47. Ждущая темноты как вор, промышляющая ночью как вор, вслепую хватающая пищу как вор, ненадёжная как вор. В этом она как вор. Ждущая темноты как зверь, промышляющая ночью как зверь, вслепую хватающая пищу как зверь. В этом она как зверь.
48. Угодливая как потаскуха, коварная как потаскуха, гадящая на дороге как потаскуха ... В этом она как потаскуха.
Сонливая как ребёнок, слюнявая как ребёнок, высовывающая язык как ребёнок, забегающая вперёд как ребёнок. В этом она как ребёнок.
49. Когда двое подходят к моим домам, не должно препятствовать им – собаке, стерегущей скот и стерегущей дом. Не стояли бы прочно мои дома на земле, созданной Ахурой, если бы не было собаки, стерегущей скот и стерегущей дом".
11. Кто нанесёт стерегущей дом собаке ушиб, или отрежет ей ухо, или порежет ей ногу, а из-за этого вор или волк незаметно утащит из дома добро, тот должен тогда вред искупить: искупить наказанием за умышленно совершенное ранение собаки".
13. Зардушт: "О Создатель плотского мира, праведный! Какое наказание тому, кто нанесёт собаке, стерегущей дом, смертельный удар, [от которого] испускают дух?" -- И сказал Ахура-Мазда: "Путь ему нанесут семь сотен ударов конской плетью, семь сотен [ударов плетью], "делающей послушными"".
Как ахуры и язаты (божества-помощники, созданные Ахура-Маздой - верховным Творцом) противостоят дэвам (демонам), так и полезные животные, созданные Ахура-Маздой или Спэнта-Манью(Святым Духом), противостоят храфстра -- дэвовским животным и насекомым, созданным Ангра-Манью (Царем Тьмы): птицы уничтожают жуков и червей, выдра и лиса -- грызунов, ёж -- муравьев и змей, собака охраняет стада от волков и т.д. За убийство благого животного предусматриваются суровые телесные наказания, штрафы и епитимьи (изготовить большое количество барсманов-амулетов, собрать сухие дрова для священного огня, уничтожить множество храфстра и др.).

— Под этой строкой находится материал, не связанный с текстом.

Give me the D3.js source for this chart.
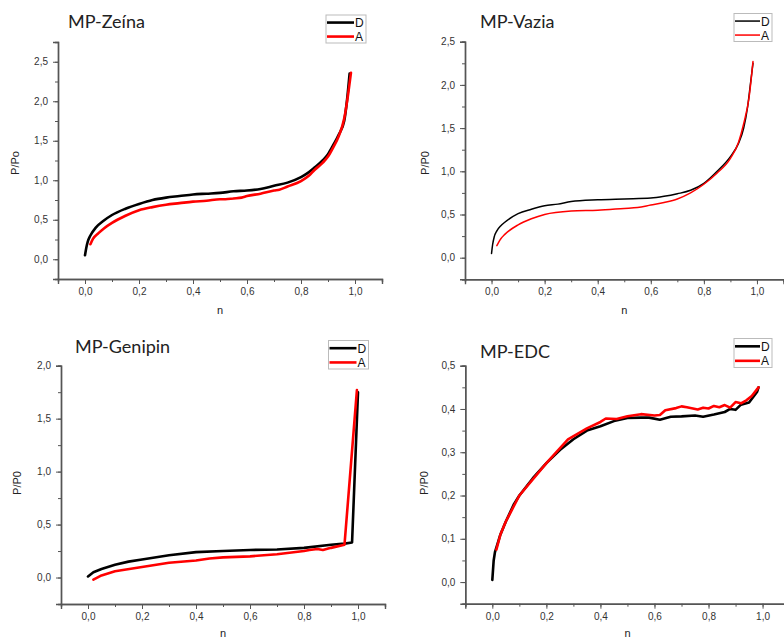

Иногда благим животным приписывается способность бороться с дэвами. Так, птица Пародарш (петух) своим утренним криком отпугивает дэва лени Бушьясту ("Видевдат" 18.14--29; "Бундахишн" 19.33); собака своим взглядом изгоняет дэва смерти и трупной скверны Друхш-йа-Насу ("Видевдат" 8.16--19).

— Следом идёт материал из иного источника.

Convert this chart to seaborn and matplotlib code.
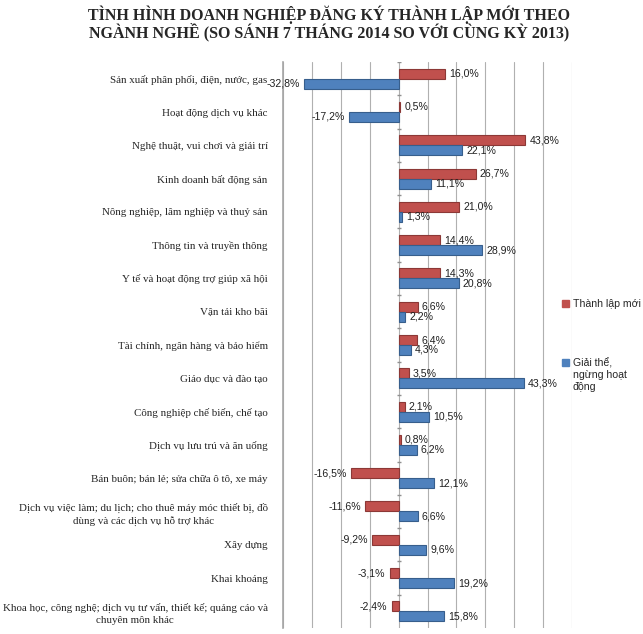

Собаке полностью посвящен тринадцатый фрагард "Видевдата" (приведенный выше) и отдельные фрагменты в других фрагардах, содержащие описания религиозных ритуалов с участием собак, правила ухода за собаками и др. По святости собака почти приравнивается к человеку. Авеста причисляет к "собакам" и ряд других ахуровских животных, которые, однако, почитались уже не столь высоко.